Friday, 6 August 2010

‘Trafficked’ woman returns home


via Khmer NZ

Friday, 06 August 2010 15:01 Tep Nimol

AN 18-year-old ethnic Tampuon woman from Ratanakkiri province returned home last week after neighbours allegedly took her to the capital for job training without her family’s permission.

However, the woman, Leith Dauth, said yesterday that she had volunteered to go to Phnom Penh, and only decided to return to Ratanakkiri after learning that her parents disapproved of her plan to go work in Malaysia.

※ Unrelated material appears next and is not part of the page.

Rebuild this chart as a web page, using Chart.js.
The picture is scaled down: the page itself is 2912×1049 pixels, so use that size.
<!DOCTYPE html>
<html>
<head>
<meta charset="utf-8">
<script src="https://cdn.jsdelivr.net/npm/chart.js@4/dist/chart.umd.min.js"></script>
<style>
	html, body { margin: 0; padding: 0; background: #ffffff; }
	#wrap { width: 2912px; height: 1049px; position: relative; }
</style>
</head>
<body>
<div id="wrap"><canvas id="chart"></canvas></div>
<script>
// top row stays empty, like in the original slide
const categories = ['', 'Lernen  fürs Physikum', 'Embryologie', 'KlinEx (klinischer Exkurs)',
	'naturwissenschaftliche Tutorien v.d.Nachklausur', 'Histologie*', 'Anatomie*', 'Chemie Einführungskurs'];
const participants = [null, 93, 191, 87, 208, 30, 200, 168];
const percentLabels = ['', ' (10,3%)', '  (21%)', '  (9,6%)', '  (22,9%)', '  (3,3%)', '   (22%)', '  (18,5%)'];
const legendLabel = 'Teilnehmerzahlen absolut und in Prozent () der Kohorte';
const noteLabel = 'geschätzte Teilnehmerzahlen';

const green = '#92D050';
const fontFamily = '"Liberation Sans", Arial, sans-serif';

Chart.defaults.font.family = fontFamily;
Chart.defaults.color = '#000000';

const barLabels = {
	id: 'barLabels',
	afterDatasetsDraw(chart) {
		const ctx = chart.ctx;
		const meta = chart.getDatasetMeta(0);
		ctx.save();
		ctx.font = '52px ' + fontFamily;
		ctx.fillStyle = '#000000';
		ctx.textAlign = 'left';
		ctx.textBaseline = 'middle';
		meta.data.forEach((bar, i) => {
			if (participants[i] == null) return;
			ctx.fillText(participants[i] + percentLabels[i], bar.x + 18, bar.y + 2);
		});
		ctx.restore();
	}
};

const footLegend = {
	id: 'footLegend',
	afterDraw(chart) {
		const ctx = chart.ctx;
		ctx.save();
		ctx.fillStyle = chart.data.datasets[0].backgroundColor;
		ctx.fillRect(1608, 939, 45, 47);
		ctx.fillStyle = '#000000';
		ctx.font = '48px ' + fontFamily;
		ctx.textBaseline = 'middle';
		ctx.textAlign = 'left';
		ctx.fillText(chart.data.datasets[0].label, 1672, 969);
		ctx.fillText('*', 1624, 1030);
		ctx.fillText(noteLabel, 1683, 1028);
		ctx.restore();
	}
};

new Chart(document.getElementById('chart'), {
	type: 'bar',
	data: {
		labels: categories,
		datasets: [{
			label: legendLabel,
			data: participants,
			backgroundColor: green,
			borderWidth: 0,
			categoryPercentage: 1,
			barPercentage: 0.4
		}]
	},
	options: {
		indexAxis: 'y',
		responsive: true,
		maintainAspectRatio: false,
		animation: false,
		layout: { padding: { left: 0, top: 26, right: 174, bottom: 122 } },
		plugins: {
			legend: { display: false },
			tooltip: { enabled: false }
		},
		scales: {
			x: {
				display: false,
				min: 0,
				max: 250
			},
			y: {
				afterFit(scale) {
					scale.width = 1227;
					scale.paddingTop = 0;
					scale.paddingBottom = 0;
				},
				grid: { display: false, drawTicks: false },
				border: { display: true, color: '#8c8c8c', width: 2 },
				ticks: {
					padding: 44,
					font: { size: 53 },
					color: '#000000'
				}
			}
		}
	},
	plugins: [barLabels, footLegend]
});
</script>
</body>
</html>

In Phnom Penh, she said she “stayed in a house where I learned how to cook and speak English.... No one there used violence against me or tried to rape me.

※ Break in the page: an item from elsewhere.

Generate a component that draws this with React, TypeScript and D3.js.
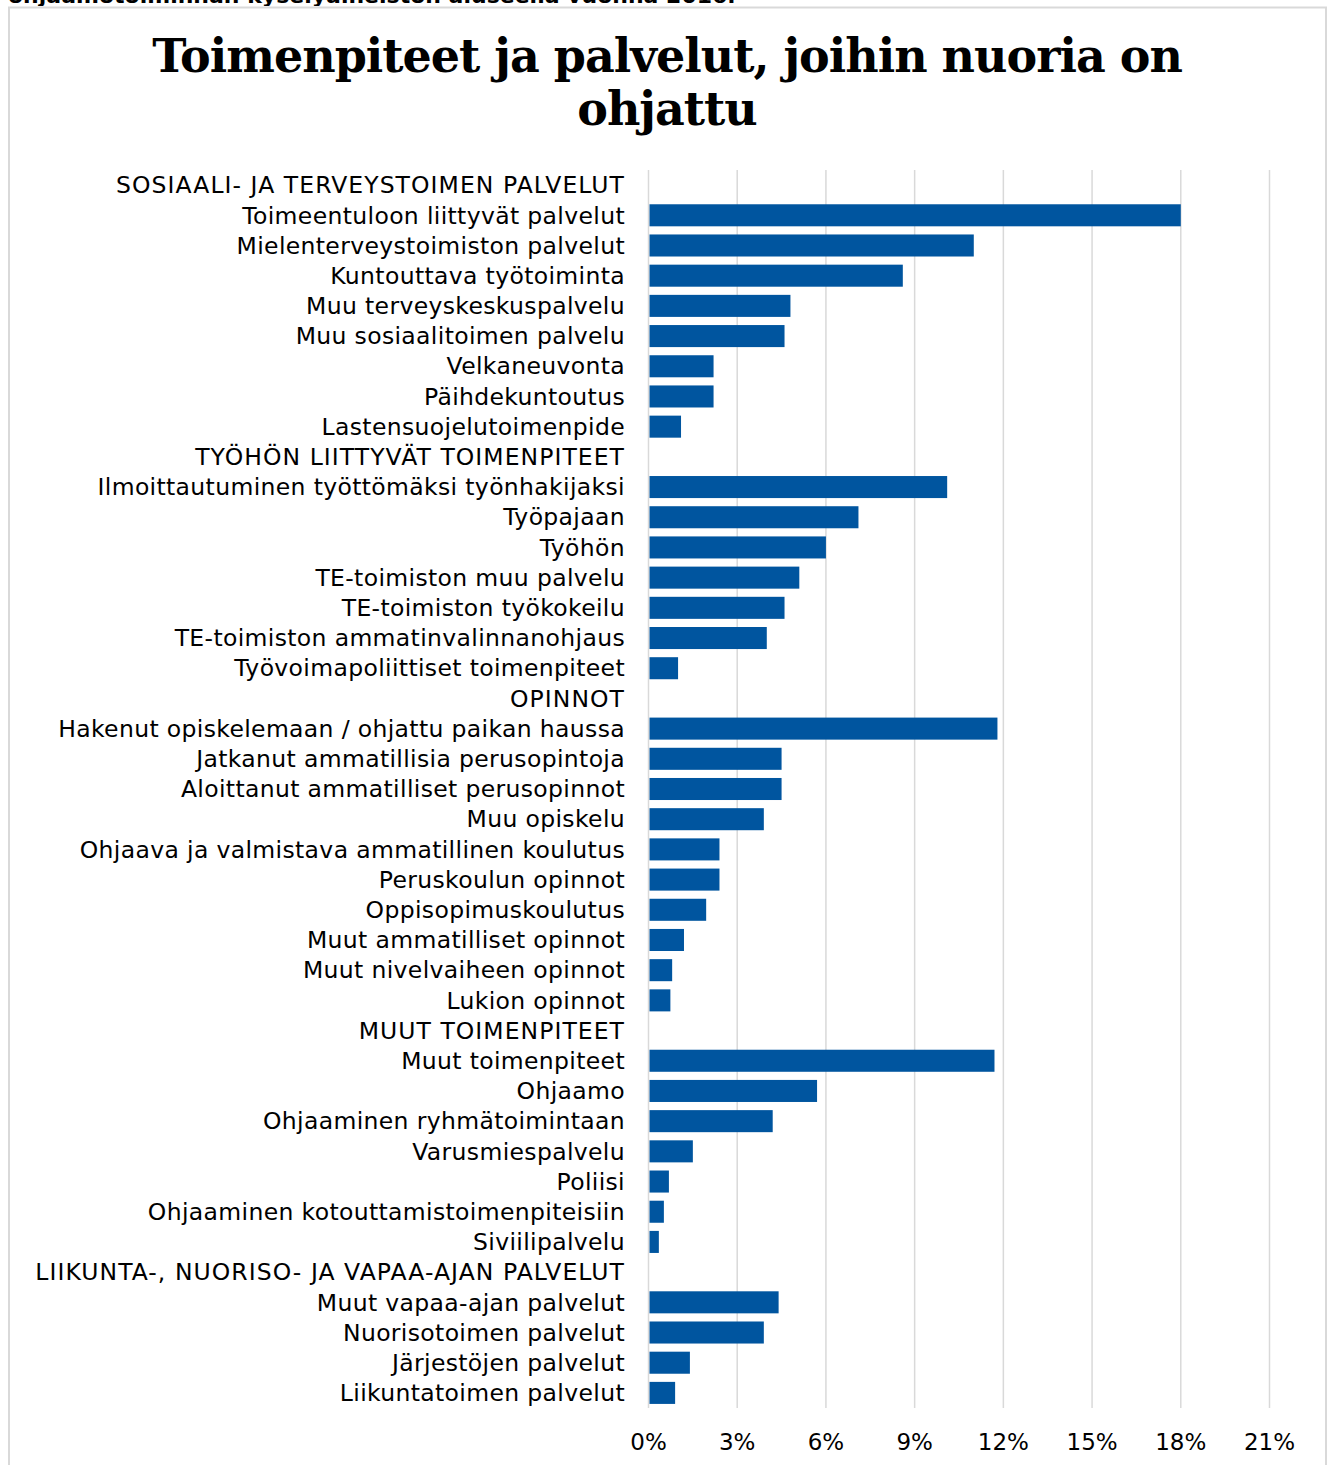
import React from "react";
import * as d3 from "d3";

const categories = [
  "SOSIAALI- JA TERVEYSTOIMEN PALVELUT",
  "Toimeentuloon liittyvät palvelut",
  "Mielenterveystoimiston palvelut",
  "Kuntouttava työtoiminta",
  "Muu terveyskeskuspalvelu",
  "Muu sosiaalitoimen palvelu",
  "Velkaneuvonta",
  "Päihdekuntoutus",
  "Lastensuojelutoimenpide",
  "TYÖHÖN LIITTYVÄT TOIMENPITEET",
  "Ilmoittautuminen työttömäksi työnhakijaksi",
  "Työpajaan",
  "Työhön",
  "TE-toimiston muu palvelu",
  "TE-toimiston työkokeilu",
  "TE-toimiston ammatinvalinnanohjaus",
  "Työvoimapoliittiset toimenpiteet",
  "OPINNOT",
  "Hakenut opiskelemaan / ohjattu paikan haussa",
  "Jatkanut ammatillisia perusopintoja",
  "Aloittanut ammatilliset perusopinnot",
  "Muu opiskelu",
  "Ohjaava ja valmistava ammatillinen koulutus",
  "Peruskoulun opinnot",
  "Oppisopimuskoulutus",
  "Muut ammatilliset opinnot",
  "Muut nivelvaiheen opinnot",
  "Lukion opinnot",
  "MUUT TOIMENPITEET",
  "Muut toimenpiteet",
  "Ohjaamo",
  "Ohjaaminen ryhmätoimintaan",
  "Varusmiespalvelu",
  "Poliisi",
  "Ohjaaminen kotouttamistoimenpiteisiin",
  "Siviilipalvelu",
  "LIIKUNTA-, NUORISO- JA VAPAA-AJAN PALVELUT",
  "Muut vapaa-ajan palvelut",
  "Nuorisotoimen palvelut",
  "Järjestöjen palvelut",
  "Liikuntatoimen palvelut",
];

// percent values (null = group header row)
const values: (number | null)[] = [
  null, 18.0, 11.0, 8.6, 4.8, 4.6, 2.2, 2.2, 1.1,
  null, 10.1, 7.1, 6.0, 5.1, 4.6, 4.0, 1.0,
  null, 11.8, 4.5, 4.5, 3.9, 2.4, 2.4, 1.95, 1.2, 0.8, 0.74,
  null, 11.7, 5.7, 4.2, 1.5, 0.69, 0.52, 0.35,
  null, 4.4, 3.9, 1.4, 0.9,
];

const ticks = [0, 3, 6, 9, 12, 15, 18, 21];

const titleLines = ["Toimenpiteet ja palvelut, joihin nuoria on", "ohjattu"];
const cutText = "ohjaamotoiminnan kyselyaineiston aluseella vuonna 2016.";

export default function App() {
  const W = 1332;
  const H = 1465;
  const x = d3.scaleLinear().domain([0, 21]).range([648.5, 1269.5]);
  const y = d3
    .scaleBand<string>()
    .domain(categories)
    .range([170, 1408])
    .paddingInner(0.27)
    .paddingOuter(0.135);
  const font = "'DejaVu Sans', Verdana, sans-serif";
  return (
    <svg
      width={W}
      height={H}
      style={{ position: "absolute", left: 0, top: 0, background: "#fff" }}
    >
      <text
        x={8}
        y={3}
        fontFamily={font}
        fontWeight="bold"
        fontSize={22}
        fill="#000"
      >
        {cutText}
      </text>
      <rect x={0} y={6} width={W} height={H} fill="#fff" />
      <rect
        x={9}
        y={7.5}
        width={1317}
        height={1500}
        fill="#fff"
        stroke="#d9d9d9"
        strokeWidth={2}
      />
      {titleLines.map((t, i) => (
        <text
          key={i}
          x={667}
          y={72 + i * 53}
          textAnchor="middle"
          fontFamily="'DejaVu Serif', Georgia, serif"
          fontWeight="bold"
          fontSize={46}
          letterSpacing={-1}
          fill="#000"
        >
          {t}
        </text>
      ))}
      {ticks.map((t) => (
        <line
          key={t}
          x1={x(t)}
          x2={x(t)}
          y1={170}
          y2={1408}
          stroke="#d9d9d9"
          strokeWidth={1.5}
        />
      ))}
      {categories.map((c, i) => {
        const v = values[i];
        const yy = y(c)!;
        const isHeader = v === null;
        return (
          <g key={c}>
            <text
              x={625}
              y={yy + y.bandwidth() / 2}
              dy="0.35em"
              textAnchor="end"
              fontFamily={font}
              fontSize={23.5}
              letterSpacing={isHeader ? 1.05 : 0.35}
              fill="#000"
            >
              {c}
            </text>
            {v !== null && (
              <rect
                x={x(0) + 1}
                y={yy}
                width={x(v) - x(0) - 1}
                height={y.bandwidth()}
                fill="#00559f"
              />
            )}
          </g>
        );
      })}
      {ticks.map((t) => (
        <text
          key={t}
          x={x(t)}
          y={1442}
          dy="0.35em"
          textAnchor="middle"
          fontFamily={font}
          fontSize={23}
          fill="#000"
        >
          {t + "%"}
        </text>
      ))}
    </svg>
  );
}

Mour Plai, the woman’s mother, filed a complaint to Ratanakkiri provincial court on July 16, accusing Ta Keng, 50, and his daughter, Keng Bun, 18, of trafficking Leith Dauth to Phnom Penh in order to enroll her in a labour-training programme in Russey Keo district run by Champa Manpower Group.

Last month, the employment firm was the target of a raid in which officials discovered 232 women and girls living in squalid conditions.

Mour Plai, the woman’s mother, confirmed that her daughter had returned home, but said she would need to “discuss the situation” with the young woman before deciding whether to drop the legal complaint.